1. ## Toughie Integral.

$\displaystyle I(x):=\frac{1}{6}\int_{2x^3}^{3x^2} \frac{sin(t)}{t}dt$ for $\displaystyle 0<x<\frac{3}{2}.$
I know that $\displaystyle Si(x)=\int_0^{x}\frac{sin(t)}{t}dt$. I can't see how this helps!!

Integration by parts isn't useful either as it makes an infinitely long sequence.

Macluarin expansions also don't help. They make something very messy.

gah!!

2. No elementary primitive.

3. What do you mean by that?

Is there a special trick to integrate it?

It seems like there is something to it because it has it's own definition for it's integral: Si(x).

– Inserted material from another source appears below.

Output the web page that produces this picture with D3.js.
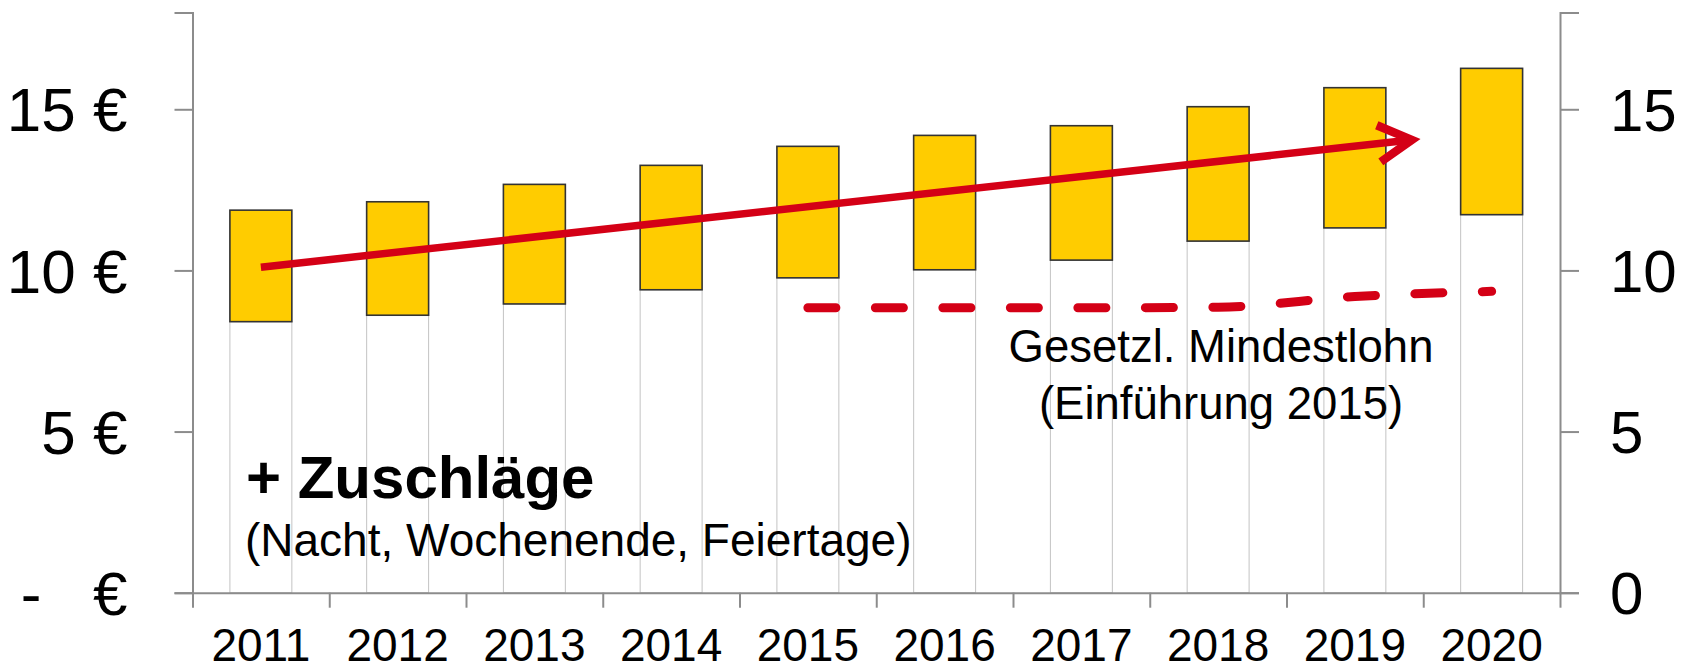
<!DOCTYPE html>
<html>
<head>
<meta charset="utf-8">
<script src="https://cdn.jsdelivr.net/npm/d3@7"></script>
<style>
  body { margin: 0; background: #fff; }
  svg { display: block; font-family: "Liberation Sans", Arial, sans-serif; }
  .axis text { fill: #000; white-space: pre; }
</style>
</head>
<body>
<svg id="chart" width="1684" height="667"></svg>
<script>
// data
var years = ["2011", "2012", "2013", "2014", "2015", "2016", "2017", "2018", "2019", "2020"];
var lowValues  = [8.41, 8.61, 8.96, 9.40, 9.77, 10.02, 10.32, 10.91, 11.32, 11.73];
var highValues = [11.87, 12.13, 12.67, 13.26, 13.85, 14.19, 14.49, 15.08, 15.67, 16.27];

var mindestYears  = ["2015", "2016", "2017", "2018", "2019", "2020"];
var mindestValues = [8.84, 8.84, 8.84, 8.86, 9.19, 9.35];

// trend arrow: [category index, value]
var arrowFrom = [0, 10.10];
var arrowTo   = [8.46, 14.07];

var yTicks = [0, 5, 10, 15];
var yLabelsLeft  = ["-   €", "5 €", "10 €", "15 €"];
var yLabelsRight = ["0", "5", "10", "15"];

var red = "#d40016";

var svg = d3.select("#chart");
svg.append("rect").attr("width", 1684).attr("height", 667).attr("fill", "#fff");

var plotLeft = 192.5, plotRight = 1560, plotTop = 12.6, plotBottom = 592.7;

var x = d3.scaleBand()
    .domain(years)
    .range([plotLeft, plotRight])
    .paddingInner(0.547)
    .paddingOuter(0.2735);

var y = d3.scaleLinear().domain([0, 18]).range([plotBottom, plotTop]);

// centre of each category, as a continuous scale (for the arrow)
var xc = d3.scaleLinear()
    .domain([0, years.length - 1])
    .range([x(years[0]) + x.bandwidth() / 2, x(years[years.length - 1]) + x.bandwidth() / 2]);

// boundaries between categories, for the x ticks
var xb = d3.scaleLinear().domain([0, years.length]).range([plotLeft, plotRight]);

// lower (invisible) part of the bars
svg.append("g").selectAll("rect")
    .data(years)
    .enter()
    .append("rect")
    .attr("x", function(d) { return x(d); })
    .attr("width", x.bandwidth())
    .attr("y", function(d, i) { return y(lowValues[i]); })
    .attr("height", function(d, i) { return y(0) - y(lowValues[i]); })
    .attr("fill", "#fff")
    .attr("stroke", "#c4c4c4")
    .attr("stroke-width", 1);

// yellow Zuschlag boxes
svg.append("g").selectAll("rect")
    .data(years)
    .enter()
    .append("rect")
    .attr("x", function(d) { return x(d); })
    .attr("width", x.bandwidth())
    .attr("y", function(d, i) { return y(highValues[i]); })
    .attr("height", function(d, i) { return y(lowValues[i]) - y(highValues[i]); })
    .attr("fill", "#ffcc00")
    .attr("stroke", "#333")
    .attr("stroke-width", 1.6);

// axes
var gLeft = svg.append("g")
    .attr("class", "axis")
    .attr("transform", "translate(" + plotLeft + ",0)")
    .call(d3.axisLeft(y)
        .tickValues(yTicks)
        .tickSize(18)
        .tickPadding(47)
        .tickFormat(function(d, i) { return yLabelsLeft[i]; }));

var gRight = svg.append("g")
    .attr("class", "axis")
    .attr("transform", "translate(" + plotRight + ",0)")
    .call(d3.axisRight(y)
        .tickValues(yTicks)
        .tickSize(19)
        .tickPadding(31)
        .tickFormat(function(d, i) { return yLabelsRight[i]; }));

var gBottom = svg.append("g")
    .attr("class", "axis")
    .attr("transform", "translate(0," + plotBottom + ")")
    .call(d3.axisBottom(xb)
        .tickValues(d3.range(0, years.length + 1))
        .tickSize(15)
        .tickSizeOuter(0)
        .tickFormat(""));

var gLabels = svg.append("g")
    .attr("class", "axis")
    .attr("transform", "translate(0," + plotBottom + ")")
    .call(d3.axisBottom(x).tickSize(0).tickPadding(35));
gLabels.select(".domain").remove();

svg.selectAll(".axis .domain, .axis line")
    .attr("stroke", "#8c8c8c")
    .attr("stroke-width", 2);
gLeft.selectAll("text").attr("font-size", 62).attr("dy", "0.35em");
gRight.selectAll("text").attr("font-size", 60).attr("dy", "0.35em");
gLabels.selectAll("text").attr("font-size", 46).attr("dy", "0.72em");
svg.selectAll(".axis").attr("font-family", null).attr("font-size", null);

// minimum wage, dashed
var mLine = d3.line()
    .x(function(d) { return x(d) + x.bandwidth() / 2; })
    .y(function(d, i) { return y(mindestValues[i]); })
    .curve(d3.curveMonotoneX);

svg.append("path")
    .datum(mindestYears)
    .attr("d", mLine)
    .attr("fill", "none")
    .attr("stroke", red)
    .attr("stroke-width", 9)
    .attr("stroke-linecap", "round")
    .attr("stroke-dasharray", "28,39.5");

// trend arrow
var x0 = xc(arrowFrom[0]), y0 = y(arrowFrom[1]);
var x1 = xc(arrowTo[0]), y1 = y(arrowTo[1]);
var ang = Math.atan2(y1 - y0, x1 - x0);
var headLen = 38, headAng = 29 * Math.PI / 180;

svg.append("line")
    .attr("x1", x0).attr("y1", y0)
    .attr("x2", x1 - 5 * Math.cos(ang)).attr("y2", y1 - 5 * Math.sin(ang))
    .attr("stroke", red)
    .attr("stroke-width", 7.5);

var tipX = x1 - 6 * Math.cos(ang), tipY = y1 - 6 * Math.sin(ang);
svg.append("path")
    .attr("d", "M" + (tipX - headLen * Math.cos(ang - headAng)) + "," + (tipY - headLen * Math.sin(ang - headAng)) +
               "L" + tipX + "," + tipY +
               "L" + (tipX - headLen * Math.cos(ang + headAng)) + "," + (tipY - headLen * Math.sin(ang + headAng)))
    .attr("fill", "none")
    .attr("stroke", red)
    .attr("stroke-width", 8.5)
    .attr("stroke-linejoin", "miter");

// annotations
svg.append("text")
    .attr("x", 246).attr("y", 498)
    .attr("font-size", 60)
    .attr("font-weight", "bold")
    .text("+ Zuschläge");

svg.append("text")
    .attr("x", 245).attr("y", 556)
    .attr("font-size", 46)
    .text("(Nacht, Wochenende, Feiertage)");

svg.append("text")
    .attr("x", 1221).attr("y", 362)
    .attr("text-anchor", "middle")
    .attr("font-size", 45.5)
    .text("Gesetzl. Mindestlohn");

svg.append("text")
    .attr("x", 1221).attr("y", 419)
    .attr("text-anchor", "middle")
    .attr("font-size", 45.5)
    .text("(Einführung 2015)");
</script>
</body>
</html>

4. No trick, you can't find a primitive.

Perhaps this is a question involving the FTC.

5. What does FTC stand for?

I tried googling it but it didn't work =S

Is a primitive the same as an antiderivative?

And, FTC means Fundamental Theorem of Calculus; but dunno what you want to do with your problem.

7. umm, I want to find an expression for the integral.

I have the answer, but I can't work out how to get there.

I get stuck on having $\displaystyle sin(3x^2)$ and $\displaystyle sin(2x^3)$. Is there a way to change these into just $\displaystyle sin(x)$? (my question gives the answer in terms of just $\displaystyle sin(x)$).

Double angle formulae don't work for this part either...

8. Please, give me the answer, I'm pretty sure what is this.

9. Okay then, here's the rest of the question:

Show that $\displaystyle \frac{dI}{dx}=(1-x)sin(x)$ and deduce that $\displaystyle I(x)=1-cos(x)+xcos(x)-sin(x)$
.

10. Originally Posted by Showcase_22
Okay then, here's the rest of the question:

.
So differentiate $\displaystyle I(x)=\frac 16 \int_{2x^3}^{3x^2} \frac{\sin(t)}{t} ~dt$

Let $\displaystyle F(t)$ be an antiderivative of $\displaystyle \frac{\sin(t)}{t}$

Then $\displaystyle I(x)=\frac 16 (F(3x^2)-F(2x^3))$

Now you know that $\displaystyle F'(t)=\frac{\sin(t)}{t}$ by definition of an antiderivative.

So $\displaystyle \frac{dI}{dx}=x F'(3x^2)-x^2 F'(2x^3)$ by the chain rule of differentiation.

$\displaystyle \frac{dI}{dx}=x \cdot \frac{\sin(3x^2)}{3x^2}-x^2 \cdot \frac{\sin(2x^3)}{2x^3}=\frac{1}{x} \cdot \sin(3x^2)-\frac 1x \cdot \sin(2x^3)$

I'm sorry I have to go to eat... I'll think about the rest later

11. Well there's no need.

I walked into todays lecture and he changed the question completely!

I like your method Moo, i'll remember that for another time (hopefully for a similar question in the future!).

If anyone can actually integrate this between the limits I would really like to see how it's done. It's really quite puzzling.